A big challenge with gulls on a sunny day is overexposure. I almost guarantee that if you leave your camera in full auto, or any other setting with the exposure at neutral, you'll end up with blown-out overexposed images. The gleaming white on the birds really causes significant light blowback. For most of these images, the exposure compensation was dialed down a full stop, sometimes a bit more, sometimes a bit less.

Trying to capture the birds in some sort of action pose is great fun, and rewarding when you strike the target. This Herring Gull is in the midst of a quick midflight contortion as it augers into the feeding flock below. A really fast shutter speed is imperative if one hopes to stop the action. It's also important to always remain cognizant of the sun's position, and keep it behind you.

An adult Herring Gull passes by, showing off its glaring yellow eye and pink legs.

This is a first-cycle Herring Gull - a bird in its first year of life. It looks nothing like the adults, and I suppose many nonbirders see mixed flocks of gulls of various ages, and think that the young birds are different species.

This first-cycle Herring Gull floated by so close to the boat that I didn't even have to zoom the lens - this image was taken at 100mm. As always, click the image to enlarge. The detail in the bird's feathers is ornate indeed.

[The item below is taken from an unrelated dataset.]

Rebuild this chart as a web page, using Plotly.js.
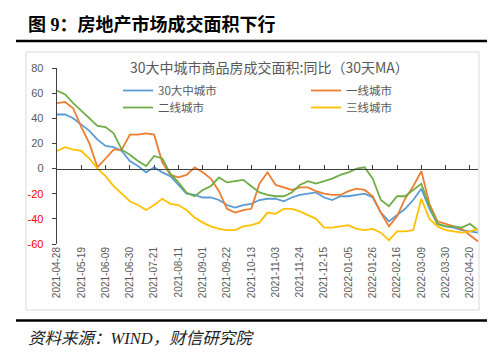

The boat's attendant swarm of gulls offered an outstanding opportunity to not only study the various age classes of Herring Gulls, but also the variation between individuals of the same age. This is a second-cycle bird.

Second cycle, or third?

This, I believe, is the same individual as in the previous photo, but in different light and at a different angle.

And finally, I believe this must be a third cycle Herring Gull that has mostly molted in its gray mantle, but still retains a broad black tail band.

Whatever you call them, gulls are fun to watch, and great practice for in-flight bird photography.